1. malevolence19 Group Title

I really wish my university had an applied complex variables class :/

2. satellite73 Group Title

i think we can at least start this if i recall $$\cosh(z)=\cos(iz)$$ if so, we can expand in a taylor series

3. satellite73 Group Title

we can try $\cosh(z)=\sum_{k=0}^{\infty}\frac{z^{2k}}{(2k)!}$

4. satellite73 Group Title

this should give $1-\cosh(z)=-\sum_{k=1}^{\infty}\frac{z^{2k}}{(2k)!}$

5. stgreen Group Title

yeah got it

6. malevolence19 Group Title

Which would then give: $-\sum_{k=1}^{\infty}\frac{z^{2k-3}}{(2k)!}$ right?

7. satellite73 Group Title

divide by $$z^3$$ first term is $$\frac{1}{2z}$$ and all the others have $$z$$ in the numerator

8. satellite73 Group Title

@malevolence19 yes, that is what i get too. or shift the index either way.

9. malevolence19 Group Title

So the the residue is just 1/2?

10. stgreen Group Title

so b1 comes out to be -1/2.yeah?

11. satellite73 Group Title

yes if my memory serves me in this context the residue is the coefficient of the $$z^{-1}$$ term

12. stgreen Group Title

^right

13. malevolence19 Group Title

Yeah, -1/2 i forgot about that in front.

14. satellite73 Group Title

i would not place much money on this, because it has been a while, but i am pretty sure it is correct

15. stgreen Group Title

and pole is??i don't have any idea what the heck is it

16. malevolence19 Group Title

It would just be zero right?

17. malevolence19 Group Title

It it was like: $\frac{B}{(z-\lambda)}$ then the pole would be lambda? I think, but I'm going off very little knowledge.

18. stgreen Group Title

lambda is a singular point..not sure about pole

19. satellite73 Group Title

yes, the pole is at 0, because that is where the denominator is undefined. it is a simple pole because it is a zero of order one

20. stgreen Group Title

^the denominator becomes undefined at singular points...so every singular point is a pole??

21. stgreen Group Title

i think its pole is 1

22. satellite73 Group Title

a "pole" is a kind of singular point think of a simple example from pre calc class $\frac{x^2-4}{x-2}$ vs $\frac{x^2}{x-2}$ in the first example, 2

23. stgreen Group Title

this thing implies m=1 at b1

24. satellite73 Group Title

in both examples, 2 is a singular point because the function is not defined at 2 but in the first example, 2 is a removable singularity, because you can remove it

25. satellite73 Group Title

in the second example, 2 is a pole, in pre calc a "vertical asypmtote"

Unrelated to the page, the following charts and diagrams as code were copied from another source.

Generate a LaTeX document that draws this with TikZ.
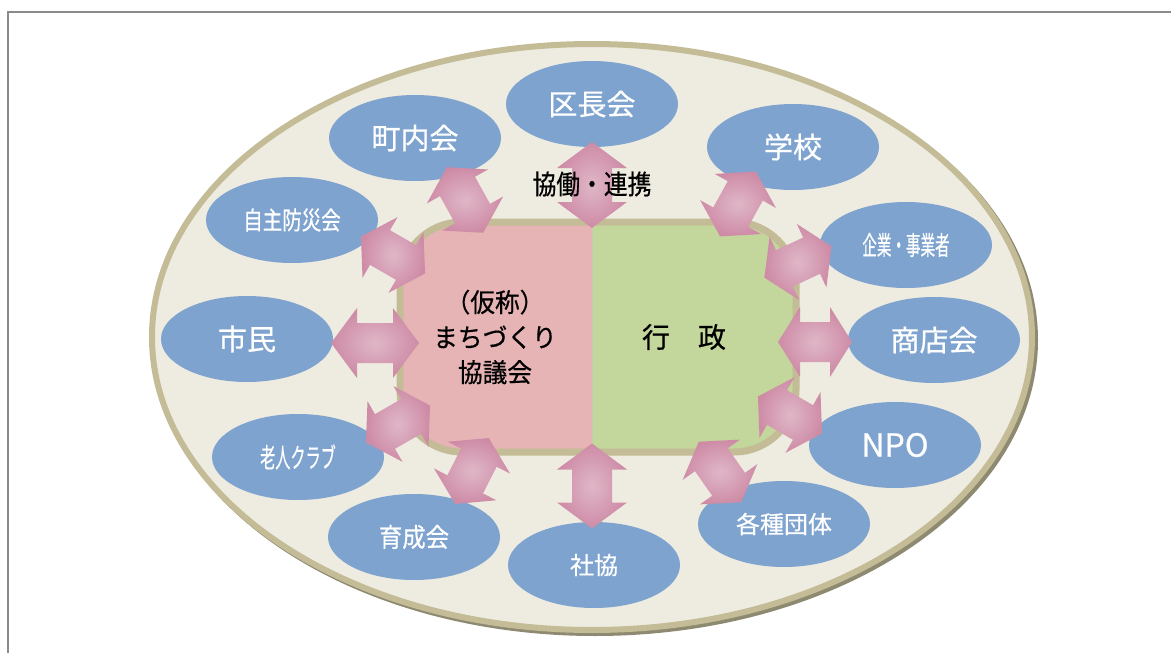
\documentclass[tikz,border=0pt]{standalone}
\usepackage{fontspec}
\newfontfamily\jp[FakeBold=0.6]{Noto Sans CJK JP}
\definecolor{ringfill}{HTML}{EEEBE0}
\definecolor{ringline}{HTML}{C4BC96}
\definecolor{ringshadow}{HTML}{8E8A72}
\definecolor{bluec}{HTML}{7EA3CF}
\definecolor{pinkc}{HTML}{E6B4B4}
\definecolor{greenc}{HTML}{C3D69B}
\definecolor{arrin}{HTML}{DFB7C7}
\definecolor{arrout}{HTML}{CE8BA6}
\definecolor{framec}{HTML}{8A8A8A}
\tikzset{
  member/.style={fill=bluec, ellipse, minimum width=172, minimum height=86, inner sep=0pt, text=white, font=\jp\fontsize{29}{30}\selectfont},
  arrowshade/.style={inner color=arrin, outer color=arrout},
  pics/dblarrow/.style n args={3}{code={
    \begin{scope}[rotate=#1]
      \path[arrowshade] (-#2/2,0) -- (-#2/2+#3,-35) -- (-#2/2+#3,-20) -- (#2/2-#3,-20)
        -- (#2/2-#3,-35) -- (#2/2,0) -- (#2/2-#3,35) -- (#2/2-#3,20)
        -- (-#2/2+#3,20) -- (-#2/2+#3,35) -- cycle;
    \end{scope}
  }},
  centertext/.style={text=black, align=center, inner sep=0pt, font=\jp\fontsize{26}{35}\selectfont}
}
\usetikzlibrary{shapes.geometric}
\begin{document}
\begin{tikzpicture}[x=1pt,y=-1pt]
\useasboundingbox (0,0) rectangle (1171,653);
\fill[white] (0,0) rectangle (1171,653);
% frame
\draw[framec, line width=1.5] (8,653) -- (8,12) -- (1171,12);
% outer ring
\fill[ringshadow] (595,340) ellipse [x radius=443, y radius=296];
\draw[ringline, fill=ringfill, line width=6] (592,337) ellipse [x radius=440, y radius=293];
% central block
\begin{scope}
  \clip[rounded corners=62] (400,222) rectangle (796,452);
  \fill[pinkc] (400,222) rectangle (592,452);
  \fill[greenc] (592,222) rectangle (796,452);
\end{scope}
\draw[ringline, line width=7, rounded corners=62] (400,222) rectangle (796,452);
\draw[greenc!80!black!60, line width=0.6] (592,224) -- (592,450);
% member ellipses
\node[member] (kucho) at (592,104) {区長会};
\node[member] (chonai) at (415,138) {町内会};
\node[member] (gakko) at (793,147) {学校};
\node[member] (bosai) at (292,220) {\scalebox{0.78}[1]{\fontsize{25}{28}\selectfont 自主防災会}};
\node[member] (kigyo) at (906,245) {\scalebox{0.56}[1]{\fontsize{26}{28}\selectfont 企業・事業者}};
\node[member] (shimin) at (247,339) {市民};
\node[member] (shoten) at (934,340) {商店会};
\node[member] (rojin) at (298,457) {\scalebox{0.56}[1]{\fontsize{27}{28}\selectfont 老人クラブ}};
\node[member] (npo) at (895,445) {\fontsize{32}{32}\selectfont NPO};
\node[member] (ikusei) at (414,537) {\scalebox{0.9}[1]{\fontsize{26}{28}\selectfont 育成会}};
\node[member] (shakyo) at (594,565) {\fontsize{24}{28}\selectfont 社協};
\node[member] (kakushu) at (784,524) {\fontsize{24}{28}\selectfont 各種団体};
% double arrows
\pic (a1) at (592,185) {dblarrow={90}{86}{26}};
\pic (a2) at (465,200) {dblarrow={-61}{75}{22}};
\pic (a3) at (738,204) {dblarrow={61}{74}{22}};
\pic (a4) at (393,255) {dblarrow={-30}{74}{22}};
\pic (a5) at (798,262) {dblarrow={25}{74}{22}};
\pic (a6) at (375,343) {dblarrow={0}{88}{26}};
\pic (a7) at (815,342) {dblarrow={0}{74}{22}};
\pic (a8) at (398,424) {dblarrow={30}{74}{22}};
\pic (a9) at (790,415) {dblarrow={-30}{74}{22}};
\pic (a10) at (472,471) {dblarrow={63}{74}{22}};
\pic (a11) at (720,472) {dblarrow={-55}{74}{22}};
\pic (a12) at (592,486) {dblarrow={90}{85}{26}};
% texts
\node[centertext] (kyodo) at (592,184) {\scalebox{0.88}[1]{\fontsize{27}{30}\selectfont 協働・連携}};
\node[centertext] (machi) at (495,337) {\scalebox{0.95}[1]{（仮称）}\\\scalebox{0.95}[1]{まちづくり}\\\scalebox{0.95}[1]{協議会}};
\node[centertext] (gyosei) at (684,337) {\fontsize{28}{30}\selectfont 行　政};
\end{tikzpicture}
\end{document}
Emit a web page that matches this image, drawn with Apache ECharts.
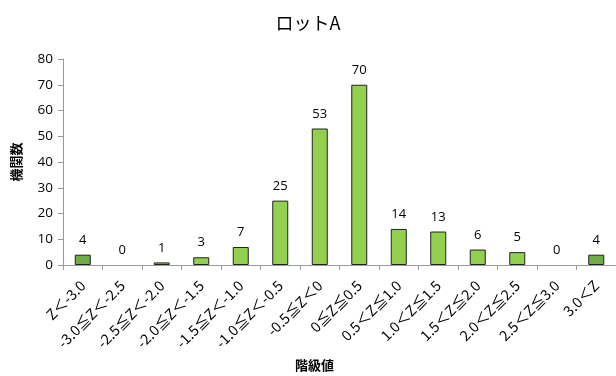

26. satellite73 Group Title

however it is spelled

27. stgreen Group Title

isolated singular point.what is it??

28. satellite73 Group Title

ok hold the phone

29. satellite73 Group Title

what you posted was about the order of the pole, not the pole itself

30. satellite73 Group Title

in your case above, we had $$\frac{1}{2z}$$ plus stuff with positive exponents, means you have a pole of ORDER 1, not a pole at $$z=1$$

31. satellite73 Group Title

here is a nice succinct explanation (very short) with example http://www.solitaryroad.com/c612.html

32. stgreen Group Title

implies order of pole=k if bk is the co-efficient of z^-1 term.right?

33. satellite73 Group Title

the order of the pole is the multplicty of the zero on the denominator, to put it in pre calculus terms, example $\frac{1}{(z-5)^3}$ has a pole of order 3 at $$z=5$$

34. satellite73 Group Title

$\frac{1}{z-2}$ has a pole of order 1 at $$z=2$$ a pole of order one is called a simple pole

35. stgreen Group Title

oh *shouts got it*

36. satellite73 Group Title

good!

37. stgreen Group Title

thanks bro

38. satellite73 Group Title

yw